El sensacionalismo y las fake news no son fenómenos nuevos. Existen desde hace siglos. Por ejemplo, se tiene evidencias de que las noticias falsas y la chismografía en torno a la reina María Antonieta ya invadían los tinteros y papeles durante los tiempos de la Revolución francesa. Es que la curiosidad por lo turbio, la afición al morbo y las intrigas de la vida privada del otro han estado casi siempre presentes no solo en el boca a boca de las personas, sino también en el material impreso.
Lo que sí cambió a través del tiempo fueron los conceptos de cultura, el acceso al conocimiento y la educación y las formas de hacer política, elementos que no podrían no haber afectado a la labor periodística e informativa. Y haciendo las sumas y las restas, el cambio de todas estas esferas afectó mucho más negativa que positivamente al periodismo: lo trasladó del ámbito serio en el que generalmente estaba, al del entretenimiento y la diversión. El fenómeno en la actualidad, si bien planetario, afecta mucho más al periodismo de las sociedades cuyos países son del tercer mundo, y más todavía a aquel en cuya cultura política penetró el populismo.
El populismo es un corrosivo letal para la seriedad, el método, la responsabilidad y la estética. En Bolivia, ingresó definitivamente con la Revolución Nacional del 52, y no es casual que a partir de ese evento muchos buenos escritores y medios informativos que hacían una labor laudable sufrieran el efecto aplastante del rodillo movimientista. Ejemplos hay muchos. Uno puede ver el antiguo periódico La Razón, en cuyas columnas firmaban plumas de prestigio mundial, como la de Ortega y Gasset. A partir de ese momento, la información sufrió la censura y viró no solo hacia la alabanza acrítica del régimen, sino también hacia la publicación de noticias ligeras, para el mero entretenimiento.
Hoy, con el fenómeno MAS muy vivo todavía, esa influencia populista no ha cambiado nada.

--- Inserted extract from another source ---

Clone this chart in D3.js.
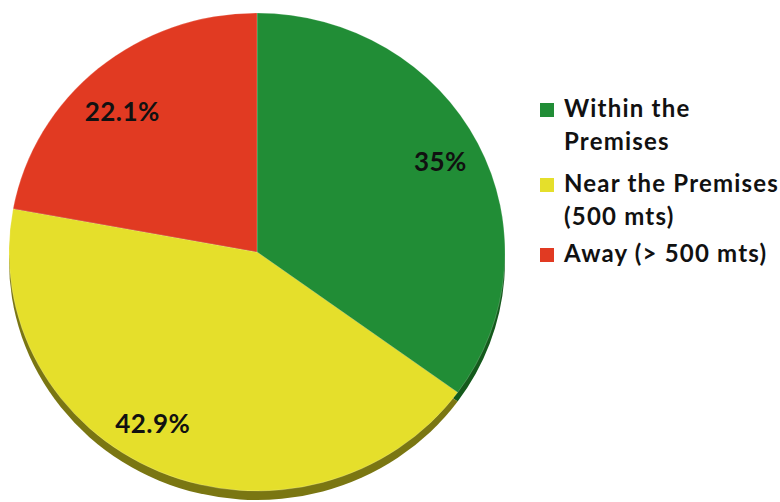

Los medios de información, sobre todo los televisivos, son plataformas que ofrecen diversión (en el más vulgar sentido que tiene este término) y no canales de transmisión de información. Los programas matutinos y vespertinos, generalmente dedicados a la cocina y los chismes de farándula, no aportan nada al sentido crítico —más bien lo destruyen—, y los de la noche, generalmente de noticias y reportajes políticos, en vez de indagaciones sobre los asuntos estructurales que afectan al desarrollo del país, son coberturas de las superficialidades en las que andan metidos los políticos y dirigentes cívicos. Lo que se ve en los canales nacionales por la noche son generalmente a dos diputados contrincantes peleándose, como en una riña de gallos, con un presentador al medio de la pantalla que únicamente habla para poner fin al tiempo que los legisladores tienen para pronunciar su verdad.
A todo esto, hay que agregar la guerra sin cuartel en la que están hoy combatiendo los medios de información, y ahora sí me refiero también a los periódicos y radios. Para el ciudadano común, es muy difícil saber lo que sucede realmente en Bolivia porque casi todos los periodistas están alineados militantemente en uno de los dos relatos políticos, apadrinados por una de las dos Bolivias enfrentadas. De todas formas, esa información interesada y tendenciosa resulta divertida, entretiene, porque el lector, televidente o radioyente encuentra en ella un relato minucioso y detallado de la politiquería cotidiana y ratifica sus prejuicios. Y, por todo esto, ese periodismo se vende fácil.
Esto último es muy relevante, porque sabe Dios qué le sucedería al medio que pretendiera, de un día para el otro, dedicar sus columnas exclusivamente a la información seria, profunda, contrastada y reflexiva. Es muy probable que sus clientes lo terminarían dejando para hacerse consumidores de otro, del que sigua divirtiendo y no lo interpele, del que no lo provoque a discernir y lo siga manteniendo en su lugar de comodidad. Así pues, el mentado medio ingresaría en una grave crisis financiera y terminaría cerrándose.
¿Cómo enfrentar esta situación? Con educación y la labor crítica de los intelectuales. Pero, como ocurre en el periodismo, hay intelectuales buenos y no tan buenos. Porque en realidad el intelectual que más sirve a la causa de la libertad es el que propone rutas diferentes, contribuye con ideas nuevas y es creativo, está siempre en conflicto con su medio y las circunstancias sociales y rema contra la corriente general o tradicional. Y lamentablemente muchas de las plumas independientes que hoy escriben y piensan Bolivia han cedido al embrujo maniqueo de los dos relatos que quieren ser impuestos en el ambiente social, el cual yo creo que será exactamente el mismo que se sentirá en las campañas electorales previas al bicentenario de Bolivia.